All FOA-approved programs must meet the same content requirements, so the credential you earn is the same regardless of which school you attend. Practical differences - instructor experience, lab equipment quality, class size - can affect how well-prepared you feel for the exam. Ask prospective schools about their OTDR equipment, the range of connector types used in lab sessions, and how they address all eight exam domains.

Which CFOT exam domains are most important to review after training?

All eight domains appear on the exam, so none can be ignored. That said, Domain 5 (Termination and Splicing) and Domain 6 (Testing) tend to have the steepest learning curve for candidates without prior field experience, because exam questions in these domains test procedural detail and instrument interpretation - not just definitions. Domain 7 (Network Design) loss budget calculations also require active practice, not just reading.

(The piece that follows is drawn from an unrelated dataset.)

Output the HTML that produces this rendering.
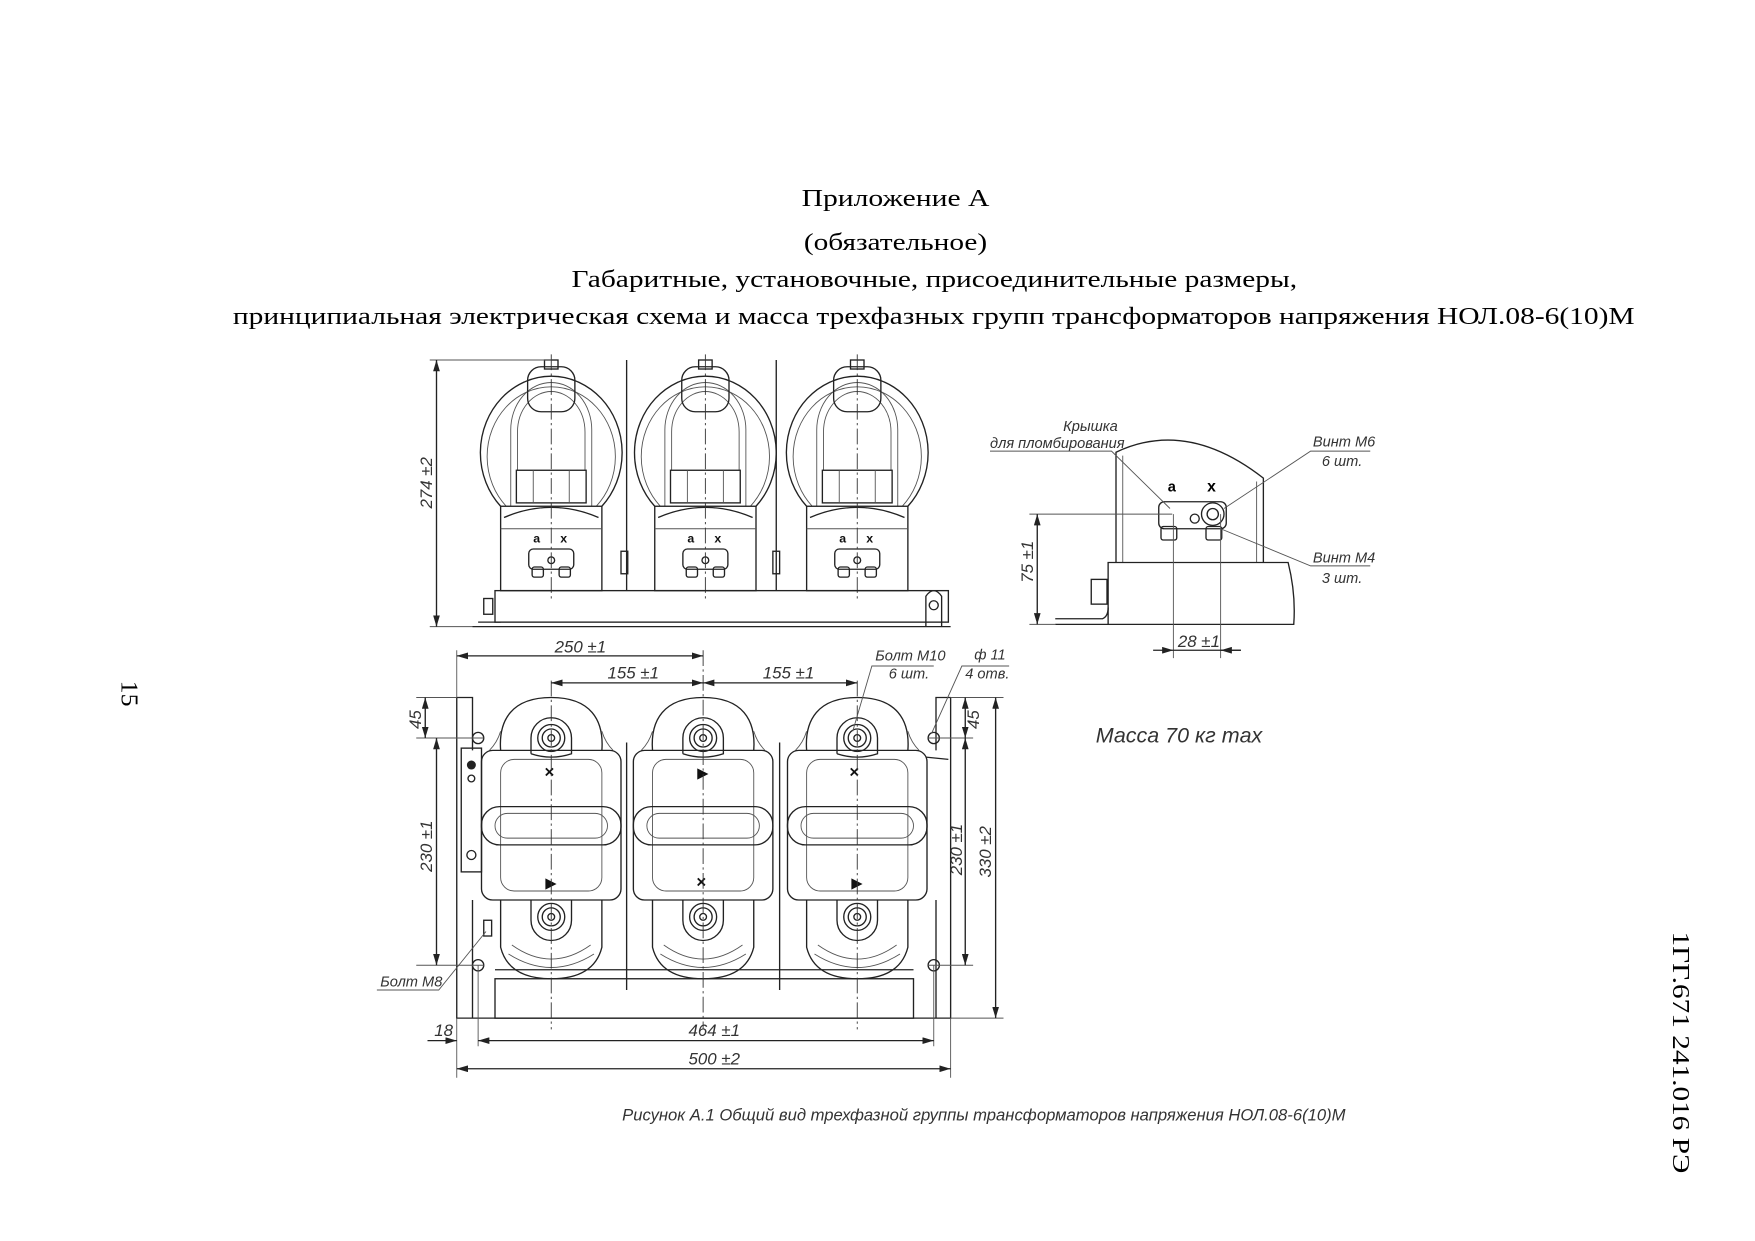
<!DOCTYPE html>
<html><head><meta charset="utf-8"><style>
html,body{margin:0;padding:0;background:#fff;width:1755px;height:1241px;overflow:hidden}
svg{display:block}
.t{font-family:"Liberation Serif","Noto Serif CJK SC",serif;fill:#000}
.d{font-family:"Liberation Sans","DejaVu Sans",sans-serif;font-style:italic;fill:#333}
.l{fill:none;stroke:#222;stroke-width:1.2}
.th{fill:none;stroke:#555;stroke-width:0.8}
.cl{fill:none;stroke:#333;stroke-width:0.8;stroke-dasharray:14 3 2 3}
</style></head><body>
<svg width="1755" height="1241" viewBox="0 0 1560 1103.1" xmlns="http://www.w3.org/2000/svg">
<defs>
<marker id="a" viewBox="0 0 10 6" refX="10" refY="3" markerWidth="10" markerHeight="6" orient="auto-start-reverse" markerUnits="userSpaceOnUse"><path d="M0,0 L10,3 L0,6 z" fill="#222"/></marker>
<g id="tu">
<path class="l" d="M-45,130 A63,68 0 1 1 45,130"/>
<path class="th" d="M-40,130 A57,62 0 1 1 40,130"/>
<path class="th" d="M-36,130 L-36,62 A36,42 0 0 1 36,62 L36,130"/>
<path class="th" d="M-30,98 L-30,64 A30,36 0 0 1 30,64 L30,98"/>
<rect class="l" x="-21" y="6" width="42" height="40" rx="12"/>
<rect class="l" x="-6" y="0" width="12" height="8"/>
<rect class="l" x="-31" y="98" width="62" height="29"/>
<path class="th" d="M-16,98 V127 M16,98 V127"/>
<path class="l" d="M-42,140 Q0,122 42,140"/>
<rect class="l" x="-45" y="130" width="90" height="75"/>
<line class="th" x1="-45" y1="150" x2="45" y2="150"/>
<rect class="l" x="-20" y="168" width="40" height="18" rx="4"/>
<rect class="l" x="-17" y="184" width="10" height="9" rx="2"/>
<rect class="l" x="7" y="184" width="10" height="9" rx="2"/>
<circle class="l" cx="0" cy="178" r="3"/>
<line class="cl" x1="0" y1="-5" x2="0" y2="215"/>
</g>
<g id="bu">
<path class="l" d="M-45,47 C-47,20 -35,0 0,0 C35,0 47,20 45,47"/>
<path class="th" d="M-55,47 Q-48,40 -45,30 M55,47 Q48,40 45,30"/>
<path class="l" d="M-18,50 L-18,36 A18,18 0 0 1 18,36 L18,50 Q0,56 -18,50"/>
<circle class="l" cx="0" cy="36" r="12"/><circle class="l" cx="0" cy="36" r="8" stroke-width="2"/><circle class="l" cx="0" cy="36" r="3"/>
<rect class="l" x="-62" y="47" width="124" height="133" rx="10"/>
<rect class="th" x="-45" y="55" width="90" height="117" rx="12"/>
<rect class="l" x="-62" y="97" width="124" height="34" rx="16"/>
<rect class="th" x="-50" y="103" width="100" height="22" rx="11"/>
<path class="l" d="M-45,180 L-45,222 Q-38,250 0,250 Q38,250 45,222 L45,180"/>
<path class="th" d="M-35,220 Q0,245 35,220 M-38,228 Q0,252 38,228"/>
<path class="l" d="M-18,180 L-18,198 A18,18 0 0 0 18,198 L18,180"/>
<circle class="l" cx="0" cy="195" r="12"/><circle class="l" cx="0" cy="195" r="8" stroke-width="2"/><circle class="l" cx="0" cy="195" r="3"/>
</g>
</defs>

<!-- Titles -->
<text class="t" x="796" y="183" font-size="22" text-anchor="middle" textLength="167" lengthAdjust="spacingAndGlyphs">Приложение А</text>
<text class="t" x="796" y="222" font-size="22" text-anchor="middle" textLength="163" lengthAdjust="spacingAndGlyphs">(обязательное)</text>
<text class="t" x="508" y="255" font-size="22" textLength="645" lengthAdjust="spacingAndGlyphs">Габаритные, установочные, присоединительные размеры,</text>
<text class="t" x="207" y="288" font-size="22" textLength="1246" lengthAdjust="spacingAndGlyphs">принципиальная электрическая схема и масса трехфазных групп трансформаторов напряжения НОЛ.08-6(10)М</text>
<text class="t" font-size="22" transform="translate(108,605) rotate(90)" textLength="23" lengthAdjust="spacingAndGlyphs">15</text>
<text class="t" font-size="22" transform="translate(1487,828) rotate(90)" textLength="215" lengthAdjust="spacingAndGlyphs">1ГГ.671 241.016 РЭ</text>

<!-- TOP VIEW -->
<use href="#tu" x="490" y="320"/>
<use href="#tu" x="627" y="320"/>
<use href="#tu" x="762" y="320"/>
<g font-family="Liberation Sans,sans-serif" font-weight="bold" font-size="11" fill="#111">
<text x="474" y="482">a</text><text x="498" y="482">x</text>
<text x="611" y="482">a</text><text x="635" y="482">x</text>
<text x="746" y="482">a</text><text x="770" y="482">x</text>
</g>
<line class="l" x1="557" y1="320" x2="557" y2="525"/>
<line class="l" x1="690" y1="320" x2="690" y2="525"/>
<rect class="l" x="552" y="490" width="6" height="20"/><rect class="l" x="687" y="490" width="6" height="20"/>
<rect class="l" x="440" y="525" width="403" height="28"/>
<path class="l" d="M420,557 H845 M425,553 H445"/>
<rect class="l" x="430" y="532" width="8" height="14"/>
<path class="l" d="M823,557 V530 Q830,520 837,530 V557"/><circle class="l" cx="830" cy="538" r="4"/>
<line class="th" x1="382" y1="320" x2="490" y2="320"/>
<line class="th" x1="382" y1="557" x2="420" y2="557"/>
<line class="l" x1="388" y1="320" x2="388" y2="557" marker-start="url(#a)" marker-end="url(#a)"/>
<text class="d" font-size="15" transform="translate(384,452) rotate(-90)">274 ±2</text>

<!-- SIDE VIEW -->
<path class="l" d="M992,500 V402 Q1055,372 1123,425 V500"/>
<path class="th" d="M998,500 V405 M1117,500 V428"/>
<path class="l" d="M985,500 H1145 Q1152,528 1150,555 H985 Z"/>
<path class="l" d="M938,555 H985 M938,550 H980 Q985,548 985,540"/>
<rect class="l" x="970" y="515" width="14" height="22"/>
<text font-family="Liberation Sans,sans-serif" font-weight="bold" font-size="13" x="1038" y="437">a</text>
<text font-family="Liberation Sans,sans-serif" font-weight="bold" font-size="14" x="1073" y="437">x</text>
<rect class="l" x="1030" y="446" width="60" height="24" rx="5"/>
<rect class="l" x="1032" y="468" width="14" height="12" rx="2"/><rect class="l" x="1072" y="468" width="14" height="12" rx="2"/>
<circle class="l" cx="1078" cy="457" r="10" stroke-width="2"/><circle class="l" cx="1078" cy="457" r="5"/>
<circle class="l" cx="1062" cy="461" r="4"/>
<line class="th" x1="915" y1="457" x2="1042" y2="457"/>
<line class="th" x1="915" y1="555" x2="938" y2="555"/>
<line class="l" x1="922" y1="457" x2="922" y2="555" marker-start="url(#a)" marker-end="url(#a)"/>
<text class="d" font-size="15" transform="translate(918,518) rotate(-90)">75 ±1</text>
<path class="th" d="M1043,457 V585 M1085,457 V585"/>
<line class="l" x1="1025" y1="578" x2="1043" y2="578" marker-end="url(#a)"/>
<line class="l" x1="1043" y1="578" x2="1103" y2="578"/>
<line class="l" x1="1103" y1="578" x2="1085" y2="578" marker-end="url(#a)"/>
<text class="d" font-size="15" x="1047" y="575">28 ±1</text>
<text class="d" font-size="13" x="945" y="383">Крышка</text>
<text class="d" font-size="13" x="880" y="398">для пломбирования</text>
<path class="th" d="M880,401 H988 L1040,452"/>
<text class="d" font-size="13" x="1167" y="397">Винт М6</text>
<text class="d" font-size="13" x="1175" y="414">6 шт.</text>
<path class="th" d="M1218,401 H1165 L1088,452"/>
<text class="d" font-size="13" x="1167" y="500">Винт М4</text>
<text class="d" font-size="13" x="1175" y="518">3 шт.</text>
<path class="th" d="M1218,503 H1165 L1085,470"/>

<!-- BOTTOM VIEW -->
<path class="l" d="M406,620 V905 H845 V620"/>
<path class="l" d="M406,620 H420 V667 M845,620 H832 V667"/>
<path class="l" d="M420,800 V905 M832,800 V905"/>
<rect class="l" x="440" y="870" width="372" height="35"/>
<line class="l" x1="440" y1="862" x2="812" y2="862"/>
<use href="#bu" x="490" y="620"/>
<use href="#bu" x="625" y="620"/>
<use href="#bu" x="762" y="620"/>
<line class="l" x1="557" y1="660" x2="557" y2="880" stroke-width="1.5"/>
<line class="l" x1="693" y1="660" x2="693" y2="880" stroke-width="1.5"/>
<rect class="l" x="410" y="665" width="18" height="110"/>
<circle cx="419" cy="680" r="4" fill="#222"/><circle class="l" cx="419" cy="692" r="3"/><circle class="l" cx="419" cy="760" r="4"/>
<rect class="l" x="430" y="818" width="7" height="14"/>
<circle class="l" cx="425" cy="656" r="5"/><circle class="l" cx="830" cy="656" r="5"/>
<circle class="l" cx="425" cy="858" r="5"/><circle class="l" cx="830" cy="858" r="5"/>
<line class="l" x1="823" y1="673" x2="843" y2="675" stroke-width="2"/>
<g font-family="Liberation Sans,sans-serif" font-weight="bold" font-size="15" fill="#111">
<text x="484" y="691">×</text><text x="755" y="691">×</text><text x="619" y="789">×</text>
<text x="485" y="789" font-size="12">▶</text><text x="620" y="691" font-size="12">▶</text><text x="757" y="789" font-size="12">▶</text>
</g>
<line class="cl" x1="490" y1="605" x2="490" y2="915"/>
<line class="cl" x1="625" y1="578" x2="625" y2="915"/>
<line class="cl" x1="762" y1="605" x2="762" y2="915"/>
<!-- dims -->
<line class="th" x1="406" y1="578" x2="406" y2="620"/>
<line class="l" x1="406" y1="583" x2="625" y2="583" marker-start="url(#a)" marker-end="url(#a)"/>
<text class="d" font-size="15" x="493" y="580">250 ±1</text>
<line class="l" x1="490" y1="607" x2="625" y2="607" marker-start="url(#a)" marker-end="url(#a)"/>
<line class="l" x1="625" y1="607" x2="762" y2="607" marker-start="url(#a)" marker-end="url(#a)"/>
<text class="d" font-size="15" x="540" y="603">155 ±1</text>
<text class="d" font-size="15" x="678" y="603">155 ±1</text>
<path class="th" d="M370,620 H406 M370,656 H430 M370,858 H430 M845,620 H892 M825,656 H865 M825,858 H865 M845,905 H892"/>
<line class="l" x1="378" y1="620" x2="378" y2="656" marker-start="url(#a)" marker-end="url(#a)"/>
<text class="d" font-size="15" transform="translate(374,648) rotate(-90)">45</text>
<line class="l" x1="388" y1="656" x2="388" y2="858" marker-start="url(#a)" marker-end="url(#a)"/>
<text class="d" font-size="15" transform="translate(384,775) rotate(-90)">230 ±1</text>
<line class="l" x1="858" y1="620" x2="858" y2="656" marker-start="url(#a)" marker-end="url(#a)"/>
<text class="d" font-size="15" transform="translate(870,648) rotate(-90)">45</text>
<line class="l" x1="858" y1="656" x2="858" y2="858" marker-start="url(#a)" marker-end="url(#a)"/>
<text class="d" font-size="15" transform="translate(855,778) rotate(-90)">230 ±1</text>
<line class="l" x1="885" y1="620" x2="885" y2="905" marker-start="url(#a)" marker-end="url(#a)"/>
<text class="d" font-size="15" transform="translate(881,780) rotate(-90)">330 ±2</text>
<path class="th" d="M406,905 V958 M845,905 V958 M425,858 V930 M830,858 V930"/>
<line class="l" x1="380" y1="925" x2="406" y2="925" marker-end="url(#a)"/>
<line class="l" x1="425" y1="925" x2="830" y2="925" marker-start="url(#a)" marker-end="url(#a)"/>
<text class="d" font-size="15" x="386" y="921">18</text>
<text class="d" font-size="15" x="612" y="921">464 ±1</text>
<line class="l" x1="406" y1="950" x2="845" y2="950" marker-start="url(#a)" marker-end="url(#a)"/>
<text class="d" font-size="15" x="612" y="946">500 ±2</text>
<text class="d" font-size="13" x="778" y="587">Болт М10</text>
<text class="d" font-size="13" x="790" y="603">6 шт.</text>
<path class="th" d="M830,592 H775 L758,650"/>
<text class="d" font-size="13" x="866" y="586">ф 11</text>
<text class="d" font-size="13" x="858" y="603">4 отв.</text>
<path class="th" d="M897,592 H855 L828,652"/>
<text class="d" font-size="13" x="338" y="877">Болт М8</text>
<path class="th" d="M335,880 H390 L432,828"/>

<text class="d" font-size="19" x="974" y="660" textLength="148" lengthAdjust="spacingAndGlyphs">Масса 70 кг max</text>
<text class="d" font-size="15" x="553" y="996" textLength="643" lengthAdjust="spacingAndGlyphs" fill="#444">Рисунок А.1 Общий вид трехфазной группы трансформаторов напряжения НОЛ.08-6(10)М</text>
</svg>
</body></html>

What happens if my training documentation is not submitted to the FOA before I try to register?

Your exam registration may be delayed if the FOA has not received confirmation of your course completion. Before finishing your approved course, confirm with your instructor or school exactly how and when they submit completion documentation to the FOA, and what timeline you should expect before your eligibility is confirmed. Build this administrative lead time into your exam scheduling plan.